#240 · 3-23-26 · Ancient Era
Drypetis
Princess · Bride of Hephaestion · Last Achaemenid Daughter
died c. 323 BC

AI-assisted portrait of Drypetis
The Princess Who Outlived Everything Except the World That Needed Her
Drypetis was a daughter of Darius III and Stateira I. She was captured along with the rest of the royal family after the Battle of Issus in 333 BC — she was perhaps eight or ten years old. Alexander kept the royal family in honored captivity, providing for their education and maintenance. Drypetis grew up within the Macedonian court, speaking Greek, surrounded by the men who had destroyed her father's empire.

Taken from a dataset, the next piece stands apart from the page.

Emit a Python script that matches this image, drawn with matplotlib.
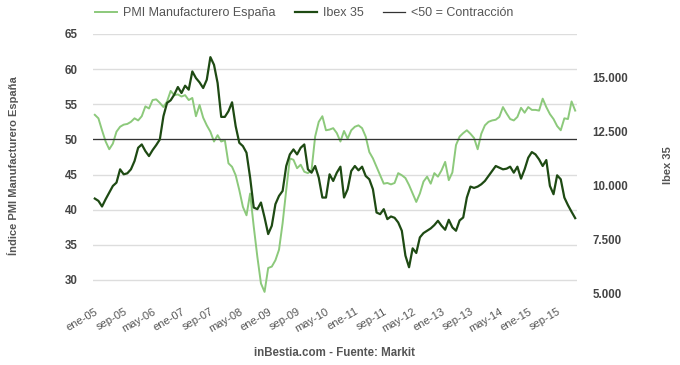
import matplotlib
matplotlib.use("Agg")
import matplotlib.pyplot as plt
import numpy as np
from matplotlib.ticker import FuncFormatter

# monthly data, ene-05 .. feb-16
months_es = ["ene", "feb", "mar", "abr", "may", "jun", "jul", "ago", "sep", "oct", "nov", "dic"]
start_year = 2005

pmi = [
    53.5, 53.0, 51.3, 49.7, 48.6, 49.4, 51.1, 51.8, 52.1, 52.2, 52.5, 53.0,
    52.7, 53.3, 54.7, 54.4, 55.6, 55.7, 55.2, 54.6, 55.4, 56.9, 56.3, 56.4,
    56.1, 56.3, 55.6, 55.9, 53.3, 54.9, 53.1, 52.0, 51.1, 49.7, 50.6, 49.7,
    49.9, 46.6, 46.1, 44.9, 42.8, 40.4, 39.2, 42.3, 37.6, 33.3, 29.5, 28.3,
    31.7, 31.9, 32.8, 34.3, 38.1, 42.8, 47.3, 47.1, 45.9, 46.4, 45.4, 45.2,
    45.6, 50.4, 52.5, 53.3, 51.3, 51.4, 51.6, 50.9, 49.7, 51.2, 50.1, 51.3,
    51.8, 52.0, 51.6, 50.4, 48.2, 47.3, 46.1, 44.9, 43.7, 43.8, 43.6, 43.8,
    45.2, 44.9, 44.5, 43.5, 42.3, 41.1, 42.3, 44.0, 44.7, 43.7, 45.2, 44.7,
    45.6, 46.8, 44.2, 45.3, 49.2, 50.4, 50.9, 51.3, 50.8, 50.2, 48.6, 50.8,
    52.0, 52.5, 52.7, 52.8, 53.2, 54.6, 53.7, 52.9, 52.7, 53.2, 54.5, 53.8,
    54.6, 54.2, 54.2, 54.1, 55.8, 54.6, 53.6, 52.9, 51.9, 51.3, 53.0, 52.9,
    55.4, 54.1,
]

ibex = [
    9405, 9298, 9038, 9375, 9681, 9988, 10141, 10754, 10524, 10570, 10754, 11137,
    11749, 11903, 11596, 11366, 11642, 11872, 12132, 13205, 13818, 13940, 14201, 14553,
    14277, 14614, 14430, 15273, 14967, 14767, 14507, 14890, 15932, 15579, 14737, 13174,
    13174, 13435, 13848, 12745, 11979, 11826, 11520, 10371, 8992, 8915, 9222, 8532,
    7766, 8149, 9145, 9528, 9758, 10907, 11443, 11673, 11443, 11749, 11903, 10754,
    10600, 10907, 10371, 9451, 9451, 10524, 10217, 10600, 10876, 9451, 9834, 10677,
    10907, 10708, 10876, 10447, 10294, 9834, 8762, 8685, 8915, 8456, 8578, 8517,
    8302, 7919, 6770, 6234, 7107, 6893, 7613, 7812, 7919, 8027, 8180, 8379,
    8149, 7965, 8425, 8073, 7919, 8394, 8532, 9451, 9957, 9896, 9957, 10064,
    10217, 10447, 10677, 10907, 10830, 10754, 10784, 10876, 10600, 10876, 10325, 10754,
    11290, 11550, 11443, 11213, 10907, 11182, 9988, 9605, 10478, 10294, 9451, 9099,
    8793, 8501,
]

threshold = 50

pmi_color = "#8cc97b"
ibex_color = "#1e4a13"
text_color = "#555555"
tick_color = "#444444"

plt.rcParams["font.family"] = ["Liberation Sans", "DejaVu Sans"]

n = len(pmi)
x = np.arange(n)
tick_pos = np.arange(0, n - 4, 8)
tick_labels = [f"{months_es[i % 12]}-{(start_year + i // 12) % 100:02d}" for i in tick_pos]

fig = plt.figure(figsize=(6.8, 3.65), dpi=100)
ax = fig.add_axes([93 / 680, 71 / 365, 484 / 680, 260 / 365])
ax2 = ax.twinx()

l1, = ax.plot(x, pmi, color=pmi_color, lw=1.4, label="PMI Manufacturero España", zorder=3)
l2, = ax2.plot(x, ibex, color=ibex_color, lw=1.6, label="Ibex 35", zorder=3)
l3 = ax.axhline(threshold, color="#333333", lw=0.9, label="<50 = Contracción", zorder=4)

ax.set_xlim(-0.5, n - 0.5)
ax.set_ylim(28, 65)
ax.set_yticks(np.arange(30, 66, 5))
ax2.set_ylim(5000, 17000)
ax2.set_yticks(np.arange(5000, 15001, 2500))
ax2.yaxis.set_major_formatter(FuncFormatter(lambda v, p: f"{int(v):,}".replace(",", ".")))

ax.grid(axis="y", color="#dddddd", lw=1)
ax.set_axisbelow(True)
for a in (ax, ax2):
    for s in a.spines.values():
        s.set_visible(False)
ax.tick_params(axis="y", length=0, pad=11, labelsize=8.3, labelcolor=tick_color)
ax2.tick_params(axis="y", length=0, pad=11, labelsize=8.3, labelcolor=tick_color)
for lab in ax.get_yticklabels() + ax2.get_yticklabels():
    lab.set_fontweight("bold")

ax.set_xticks(tick_pos)
ax.set_xticklabels(tick_labels, rotation=30, ha="right", rotation_mode="anchor",
                   fontsize=8, color=text_color)
ax.tick_params(axis="x", length=0, pad=9)

fig.text(13 / 680, 1 - 166 / 365, "Índice PMI Manufacturero España", rotation=90,
         ha="center", va="center", fontsize=8, fontweight="bold", color=text_color)
fig.text(668 / 680, 1 - 165 / 365, "Ibex 35", rotation=90,
         ha="center", va="center", fontsize=8, fontweight="bold", color=text_color)
fig.text(335 / 680, 1 - 353 / 365, "inBestia.com - Fuente: Markit",
         ha="center", va="center", fontsize=8.3, fontweight="bold", color=text_color)

leg = fig.legend(handles=[l1, l2, l3], loc="center left", bbox_to_anchor=(95 / 680, 1 - 13 / 365),
                 ncol=3, frameon=False, borderpad=0, borderaxespad=0, handlelength=1.76,
                 handletextpad=0.48, columnspacing=1.55, prop={"size": 9})
for t in leg.get_texts():
    t.set_color(text_color)

fig.savefig("out.png", dpi=100)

Drypetis was an INFP — a woman whose inner world and personal attachments were her primary reality, navigating a world that had no interest in her personhood, only her symbolic value.

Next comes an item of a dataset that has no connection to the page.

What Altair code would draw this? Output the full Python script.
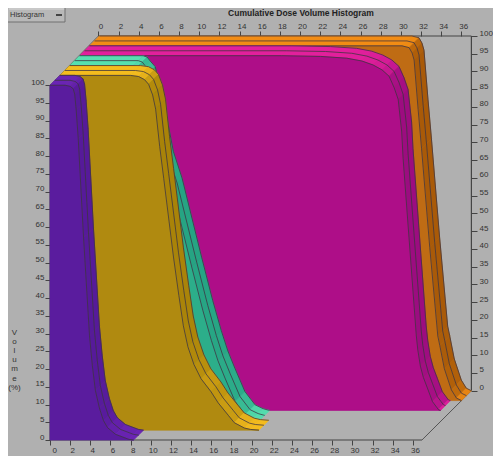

The Inner Life in a Political Prison
Dominant Fi is the function of deep personal values and internal emotional processing. Drypetis lived within a world that treated her as a political instrument — her marriage to Hephaestion at the mass wedding at Susa in 324 BC was Alexander's symbolic gesture of fusing Macedonian and Persian nobility. She had no say in it. What the sources hint at is that the marriage, once made, was genuine — Hephaestion treated his Persian wife with apparent care, and the pairing lasted until his death in 323 BC.

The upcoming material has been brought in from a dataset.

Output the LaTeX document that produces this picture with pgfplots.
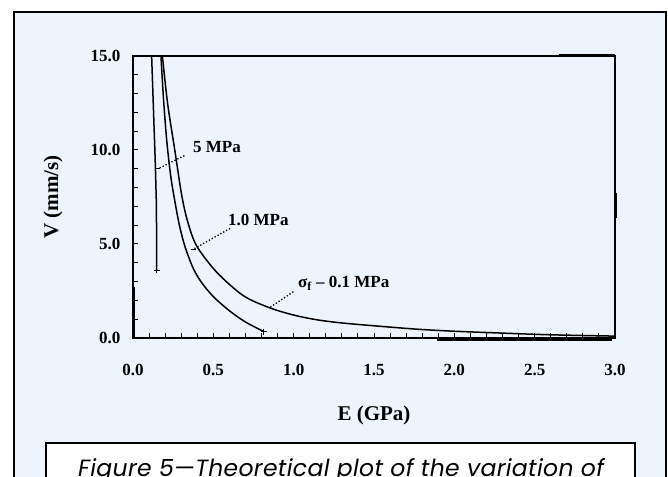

The question of what Drypetis experienced in all this — the years of captivity, the arranged marriage, the death of her husband, the death of Alexander himself — is a question the ancient sources do not answer. She existed at the intersection of every major event of her age and left no recorded words.
The Impossible Future
Auxiliary Ne in an INFP generates sensitivity to possibility — the ability to imagine what could be, what might happen, what alternative worlds exist. For Drypetis, the space of possible futures collapsed rapidly after Alexander's death. Roxana, Alexander's Bactrian wife, had both Drypetis and her sister Stateira II killed — reportedly to eliminate rivals for her son's claim. Drypetis was executed not because of anything she had done but because of what she represented: a bloodline.
Why INFP Over ISFP
Why not ISFP?
Her sister Stateira I reads more clearly as ISFP — grounded, quietly dignified, present-focused. Drypetis's story, thin as it is, suggests someone whose inner life ran deeper in the imaginative direction: a child who grew up in captivity, in a foreign court, in an arranged marriage — the kind of existence that either destroys an Fi-Se type or produces an Fi-Ne one who survives through an interior world the external world cannot reach.